A compatibilização dos efeitos restritivos da Propriedade Industrial com a  liberdade de comércio e de concorrência exigidas pela integração europeia.

Decorre do processo de construção europeia e da consolidação do mercado comunitário uma previsível tensão com a territorialidade dos Direitos de Propriedade Industrial (DPI).
 

A problemática motivadora da análise apresenta-se através do facto da liberdade de comércio e de concorrência, valores adstritos à União Europeia, colidirem com o monopólio a uma escala nacional conferido pelos DPI. O mero exercício dos direitos de exclusivo poderia, potencialmente, impedir a livre circulação de mercadorias dentro da Comunidade.
 

Como método de solucionar a dicotomia exposta surge o conceito de esgotamento dos direitos. Esta regra foi desenvolvida pela jurisprudência do Tribunal de Justiça da União Europeia e, ulteriormente, transposta para as legislações dos Estados Membros. A legislação nacional prevê, de forma expressa, a figura do esgotamento dos direitos através da sua consagração em vários artigos ao longo do Código da Propriedade Industrial português.
 

A doutrina do esgotamento de direitos instaura que o titular de um determinado DPI, ou alguém com o seu consentimento, ao colocar no mercado um produto subordinado ao seu monopólio, esgota o direito de exclusivo, respeitante ao produto em causa no espaço económico europeu. A mercadoria sai, dessa forma, por completo da sua esfera jurídica e pode até ser revendida noutro lugar.
 

Agregado ao esgotamento dos DPI é referido, frequentemente, o conceito de importação paralela. Esta trata-se de uma importação efetuada além do circuito oficial de distribuição de um produto. O sujeito que a realiza é um terceiro independente do fabricante dos produtos e dos seus distribuidores. O importador paralelo compra produtos num mercado onde estes são mais baratos e coloca os mesmos noutro mercado para uma revenda mais cara. Note-se que os produtos alienados através da importação paralela são genuínos. O importador não é um contrafator.
 

As importações paralelas, de acordo com a Comissão Europeia e com o Tribunal de Justiça, são benéficas para o Espaço Económico Europeu, visto que equilibram os preços de mercados dos diferentes Estados Membros.
 

Releva fazer referência ao âmbito territorial do esgotamento. O legislador português optou por consagrar exclusivamente o esgotamento de direitos à escala do Espaço Económico Europeu.

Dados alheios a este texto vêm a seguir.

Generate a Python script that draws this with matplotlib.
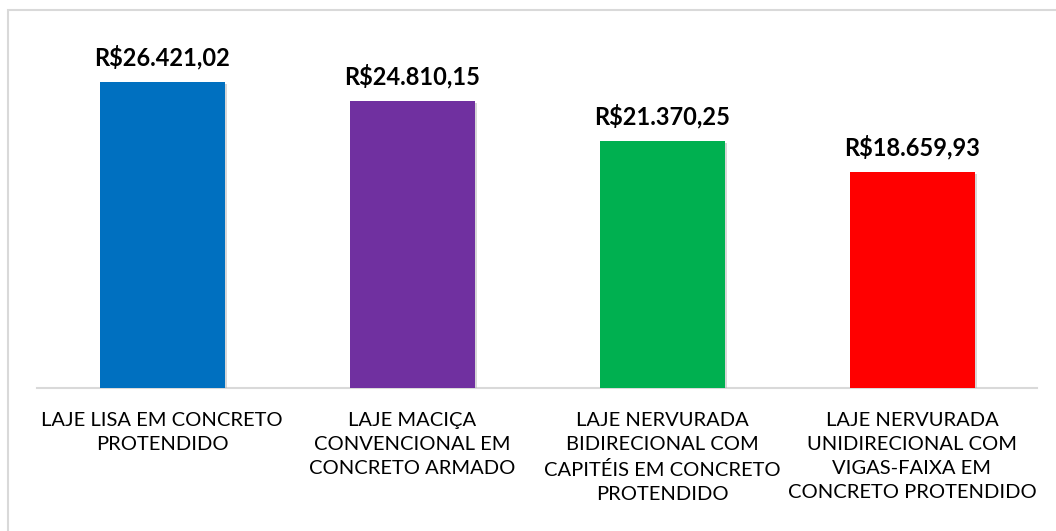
import matplotlib.pyplot as plt
import matplotlib.patheffects as pe
from matplotlib.patches import Rectangle

# custo por tipo de laje
categorias = [
    "LAJE LISA EM CONCRETO\nPROTENDIDO",
    "LAJE MACIÇA\nCONVENCIONAL EM\nCONCRETO ARMADO",
    "LAJE NERVURADA\nBIDIRECIONAL COM\nCAPITÉIS EM CONCRETO\nPROTENDIDO",
    "LAJE NERVURADA\nUNIDIRECIONAL COM\nVIGAS-FAIXA EM\nCONCRETO PROTENDIDO",
]
custos = [26421.02, 24810.15, 21370.25, 18659.93]
rotulos = ["R$26.421,02", "R$24.810,15", "R$21.370,25", "R$18.659,93"]
cores = ["#0070C0", "#7030A0", "#00B050", "#FF0000"]

plt.rcParams['font.family'] = ['Lato', 'DejaVu Sans']

fig = plt.figure(figsize=(10.56, 5.31), dpi=100)
ax = fig.add_axes([37/1056, 1 - 388/531, 1000/1056, 378/531])

x = range(len(categorias))
barras = ax.bar(x, custos, width=0.5, color=cores, zorder=3)
for b in barras:
    b.set_path_effects([pe.SimplePatchShadow(offset=(1.5, -1.5), shadow_rgbFace='#b0b0b0', alpha=0.5), pe.Normal()])

for xi, v, r in zip(x, custos, rotulos):
    ax.annotate(r, (xi, v), xytext=(0, 9), textcoords='offset points',
                ha='center', va='bottom', fontsize=17, fontweight='bold', color='black')

ax.set_xlim(-0.5, 3.5)
ax.set_ylim(0, 32640)
ax.set_yticks([])
ax.set_xticks(list(x))
ax.set_xticklabels(categorias, fontsize=14.5, linespacing=1.52)
ax.tick_params(axis='x', length=0, pad=17)
for s in ['top', 'right', 'left']:
    ax.spines[s].set_visible(False)
ax.spines['bottom'].set_color('#D9D9D9')
ax.spines['bottom'].set_linewidth(1.5)

# moldura do gráfico
fig.patches.append(Rectangle((8/1056, -0.1), 1.2, (531 - 10)/531 + 0.1,
                             transform=fig.transFigure, fill=False,
                             edgecolor='#D9D9D9', linewidth=1.5))

fig.savefig('out.png', dpi=100)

Todavia, é de notar que, embora não possa haver esgotamento no plano internacional nas marcas, no que diz respeito às patentes, compete a cada Estado Membro escolher se pretende consagrar ou não o esgotamento dos direitos em relação a países terceiros ao Espaço Económico Europeu.
 

O direito do exclusivo ou do monopólio do produto é completamente derrogado aquando do seu esgotamento?

O esgotamento do direito não é total. O DPI não se extingue per si, sendo que apenas cessa no que diz respeito aos produtos que foram concretamente introduzidos no mercado. A eventual restante mercadoria, ainda não alienada, continua a ser exclusiva do titular do DPI.

Após o posicionamento do produto no mercado, e do consequente esgotamento, outros direitos remanescem com o titular do DPI. O Código de Propriedade Industrial Português exclui o princípio do esgotamento do direito de marca “sempre que existam motivos legítimos, nomeadamente quando o estado desses produtos seja modificado ou alterado após colocação no mercado”.

 

A prevalência do Esgotamento de direito no Espaço Económico Europeu favorece o mercado?

Uma mundividência, unicamente portuguesa, tenderá a levar-nos à réplica de que seria mais profícuo para Portugal o aumento das importações paralelas e, por conseguinte, a introdução do esgotamento internacional.

Se por um lado, e no que respeita às marcas, a harmonização legislativa europeia nos compele a quedarmo-nos pelo esgotamento europeu, quanto à figura das patentes subsiste a eventualidade de incorporar na legislação a figura do esgotamento internacional.

Seremos obrigados a aguardar por evoluções na conjuntura política e económica europeia para indagar se a tendência continuará a ser o protecionismo económico europeu inter pares e a consequente imutabilidade da regra do Esgotamento de direito ou se este adquirirá um caráter universal.